Varietys critic Guy Lodge wrote:

Disorder marks a crackling return to the sensitive-thug persona with which Schoenaerts made his name in Bullhead and Rust and Bone. Hulkingly built, buzz-cut and stamped with stark tattoos, he cuts a more baleful figure than the average buffed-up leading man, which suits Winocour's purposes just fine: As Vincent, an Afghanistan veteran prone to volatile paranoid episodes, he's a hero who nonetheless seems capable of turning on his charges (and, by extension, the audience) at any given moment. Post-traumatic stress disorder has been a heavily worked character condition in recent cinema, but Schoenaerts enacts it with bracing spareness, his nerve ends prickling through even in benign domestic exchanges.

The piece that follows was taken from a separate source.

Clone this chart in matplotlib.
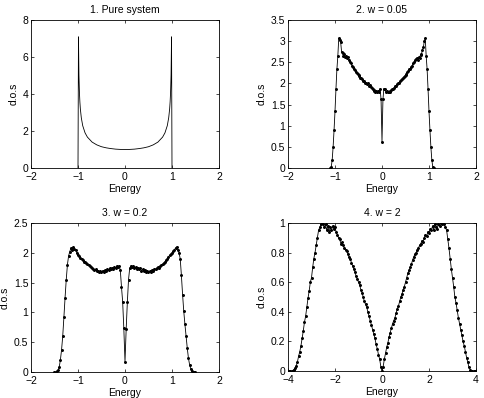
"""Density of states for the pure and disordered system (4 panels)."""
import numpy as np
import matplotlib
matplotlib.use("Agg")
import matplotlib.pyplot as plt
from matplotlib.ticker import FuncFormatter


# %% Daten
# 1. Pure system
E1 = [-1.0, -0.99, -0.98, -0.97, -0.96, -0.95, -0.93, -0.9, -0.85, -0.8,
      -0.7, -0.6, -0.5, -0.4, -0.3, -0.2, -0.1, 0.0,
      0.1, 0.2, 0.3, 0.4, 0.5, 0.6, 0.7, 0.8, 0.85, 0.9, 0.93, 0.95,
      0.96, 0.97, 0.98, 0.99, 1.0]
dos1 = [0.0, 7.09, 5.03, 4.11, 3.57, 3.2, 2.72, 2.29, 1.9, 1.67,
        1.4, 1.25, 1.15, 1.09, 1.05, 1.02, 1.005, 1.0,
        1.005, 1.02, 1.05, 1.09, 1.15, 1.25, 1.4, 1.67, 1.9, 2.29, 2.72, 3.2,
        3.57, 4.11, 5.03, 7.09, 0.0]

# 2. w = 0.05  (E = -1.10 ... 1.10, Schritt 0.02)
E2 = np.round(np.arange(-1.10, 1.1001, 0.02), 2)
dos2 = [0.0, 0.03, 0.19, 0.5, 0.9, 1.34, 1.86, 2.33, 2.64, 3.07,
        3.02, 2.98, 2.75, 2.72, 2.65, 2.7, 2.62, 2.65, 2.6, 2.62,
        2.55, 2.5, 2.48, 2.42, 2.4, 2.35, 2.32, 2.28, 2.25, 2.22,
        2.2, 2.17, 2.14, 2.12, 2.1, 2.06, 2.05, 2.02, 2.0, 1.98,
        2.0, 1.95, 1.97, 1.92, 1.9, 1.86, 1.82, 1.85, 1.8, 1.82,
        1.8, 1.82, 1.8, 1.88, 1.62,
        0.62,
        1.62, 1.88, 1.86, 1.8, 1.82, 1.79, 1.8, 1.82, 1.8, 1.84,
        1.86, 1.88, 1.9, 1.93, 1.95, 1.98, 2.0, 2.02, 2.05, 2.07,
        2.1, 2.12, 2.15, 2.17, 2.2, 2.22, 2.26, 2.3, 2.33, 2.35,
        2.4, 2.42, 2.48, 2.5, 2.55, 2.58, 2.6, 2.55, 2.62, 2.6,
        2.68, 2.7, 2.78, 2.85, 3.0, 3.07, 2.65, 2.33, 1.86, 1.34,
        0.9, 0.5, 0.19, 0.03, 0.0]

# 3. w = 0.2  (E = -1.5 ... 1.5, Schritt 0.025)
E3 = np.round(np.arange(-1.5, 1.5001, 0.025), 3)
dos3 = [0.0, 0.0, 0.01, 0.03, 0.08, 0.2, 0.37, 0.6, 0.92, 1.25,
        1.55, 1.8, 1.95, 2.02, 2.08, 2.05, 2.1, 2.06, 2.05, 2.0,
        1.96, 1.94, 1.92, 1.9, 1.88, 1.85, 1.84, 1.83, 1.82, 1.8,
        1.78, 1.76, 1.75, 1.73, 1.71, 1.72, 1.69, 1.7, 1.67, 1.69,
        1.67, 1.7, 1.68, 1.71, 1.7, 1.72, 1.71, 1.74, 1.72, 1.75,
        1.73, 1.76, 1.74, 1.78, 1.76, 1.78, 1.71, 1.43, 1.18, 0.73,
        0.17,
        0.72, 1.17, 1.55, 1.74, 1.78, 1.76, 1.78, 1.74, 1.76, 1.73,
        1.75, 1.72, 1.74, 1.7, 1.72, 1.69, 1.71, 1.68, 1.7, 1.67,
        1.69, 1.68, 1.71, 1.7, 1.73, 1.72, 1.74, 1.76, 1.75, 1.78,
        1.8, 1.81, 1.83, 1.85, 1.88, 1.9, 1.93, 1.96, 1.98, 2.0,
        2.03, 2.05, 2.08, 2.1, 2.05, 2.0, 1.9, 1.62, 1.3, 1.02,
        0.8, 0.6, 0.4, 0.23, 0.12, 0.05, 0.02, 0.0, 0.0, 0.0]

# 4. w = 2  (E = -4 ... 4, Schritt 0.05)
E4 = np.round(np.arange(-4.0, 4.0001, 0.05), 2)
dos4 = [0.0, 0.0, 0.0, 0.0, 0.003, 0.01, 0.02, 0.035, 0.06, 0.1,
        0.13, 0.17, 0.22, 0.27, 0.33, 0.37, 0.43, 0.49, 0.54, 0.6,
        0.63, 0.7, 0.76, 0.8, 0.85, 0.9, 0.95, 0.97, 0.99, 1.0,
        0.99, 0.97, 0.99, 0.95, 0.98, 0.94, 0.97, 0.95, 0.98, 0.96,
        0.97, 0.94, 0.92, 0.9, 0.89, 0.86, 0.87, 0.85, 0.83, 0.82,
        0.81, 0.79, 0.77, 0.76, 0.73, 0.71, 0.69, 0.67, 0.64, 0.62,
        0.6, 0.58, 0.55, 0.53, 0.5, 0.47, 0.45, 0.43, 0.4, 0.37,
        0.34, 0.31, 0.28, 0.25, 0.22, 0.18, 0.15, 0.11, 0.08, 0.03,
        0.0,
        0.03, 0.08, 0.12, 0.16, 0.19, 0.23, 0.26, 0.29, 0.32, 0.34,
        0.36, 0.39, 0.42, 0.44, 0.47, 0.5, 0.52, 0.55, 0.57, 0.6,
        0.63, 0.66, 0.68, 0.7, 0.72, 0.75, 0.77, 0.79, 0.8, 0.82,
        0.83, 0.85, 0.86, 0.88, 0.87, 0.9, 0.92, 0.91, 0.94, 0.93,
        0.96, 0.95, 0.98, 0.95, 0.99, 0.97, 0.96, 0.99, 0.98, 1.0,
        0.99, 1.0, 0.99, 0.97, 0.95, 0.89, 0.83, 0.76, 0.69, 0.63,
        0.57, 0.5, 0.46, 0.41, 0.36, 0.32, 0.28, 0.24, 0.2, 0.17,
        0.13, 0.09, 0.06, 0.025, 0.01, 0.0, 0.0, 0.0, 0.0, 0.0]

titles = ['1. Pure system', '2. w = 0.05', '3. w = 0.2', '4. w = 2']


# %% Visualisierung
plt.rcParams['font.family'] = ['Liberation Sans', 'DejaVu Sans']
plt.rcParams['font.size'] = 7.5

fig = plt.figure(figsize=(4.85, 3.98), dpi=100)

w, h = 188 / 485, 148 / 398
ax1 = fig.add_axes([31 / 485, 230 / 398, w, h])
ax2 = fig.add_axes([288 / 485, 230 / 398, w, h])
ax3 = fig.add_axes([31 / 485, 26 / 398, w, 149 / 398])
ax4 = fig.add_axes([288 / 485, 27 / 398, w, 148 / 398])

ax1.plot(E1, dos1, color='k', linewidth=0.6)
ax2.plot(E2, dos2, color='k', linewidth=0.6, marker='.', markersize=2.3)
ax3.plot(E3, dos3, color='k', linewidth=0.6, marker='.', markersize=2.3)
ax4.plot(E4, dos4, color='k', linewidth=0.6, marker='.', markersize=2.3)

limits = [((-2, 2), (0, 8)), ((-2, 2), (0, 3.5)),
          ((-2, 2), (0, 2.5)), ((-4, 4), (0, 1))]
yticks = [np.arange(0, 8.1, 2), np.arange(0, 3.51, 0.5),
          np.arange(0, 2.51, 0.5), np.arange(0, 1.01, 0.2)]
xticks = [[-2, -1, 0, 1, 2]] * 3 + [[-4, -2, 0, 2, 4]]

fmt = FuncFormatter(lambda v, pos: ('%g' % round(v, 2)).replace('-', '\u2212'))

for ax, t, (xl, yl), yt, xt in zip([ax1, ax2, ax3, ax4], titles, limits,
                                   yticks, xticks):
    ax.set_xlim(xl)
    ax.set_ylim(yl)
    ax.set_xticks(xt)
    ax.set_yticks(yt)
    ax.xaxis.set_major_formatter(fmt)
    ax.yaxis.set_major_formatter(fmt)
    ax.tick_params(direction='in', top=True, right=True, length=2.5,
                   width=0.5, labelsize=7.5)
    ax.tick_params(axis='x', pad=3)
    ax.tick_params(axis='y', pad=2)
    for s in ax.spines.values():
        s.set_linewidth(0.6)
    ax.set_title(t, fontsize=7.5, pad=5)
    ax.set_xlabel('Energy', fontsize=7.5, labelpad=1)
    ax.set_ylabel('d.o.s', fontsize=7.5, labelpad=3)

fig.savefig('out.png', dpi=100)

Writing for Empire, Kim Newman gave the film 4 out of 5 stars, writing that "Director-writer Alice Winocour’s simmering thriller/character study is like a Transporter film directed by Chantal Akerman, with superb work from Matthias Schoenaerts as a buttoned-down, paranoid ex-soldier who senses evil forces in every shadow…"

===Accolades===

| Award / Film Festival | Category | Recipients and nominees | Result |
|---|---|---|---|
| Cannes Film Festival | Prix Un Certain Regard | Alice Winocour | Nominated |
| AFI Fest | Special Jury Mention for Direction | Alice Winocour | Won |
| Lumière Awards | Best Music | Gesaffelstein | Nominated |

==Soundtrack==
Mike Lévy, better known as Gesaffelstein, produced a full-length musical score for this film. The soundtrack was released on 24 September 2015, as a limited release of 1,000 copies.

==Remake==
On 15 September 2016, Deadline reported that Taylor Sheridan had been hired by Sony Pictures and Escape Artists to script the American remake of Disorder. Escape Artists’ Todd Black, Jason Blumenthal, Steve Tisch and Tony Shaw were said to be producing the remake and David Beaubaire overseeing it for the studio. James Mangold was named as the director.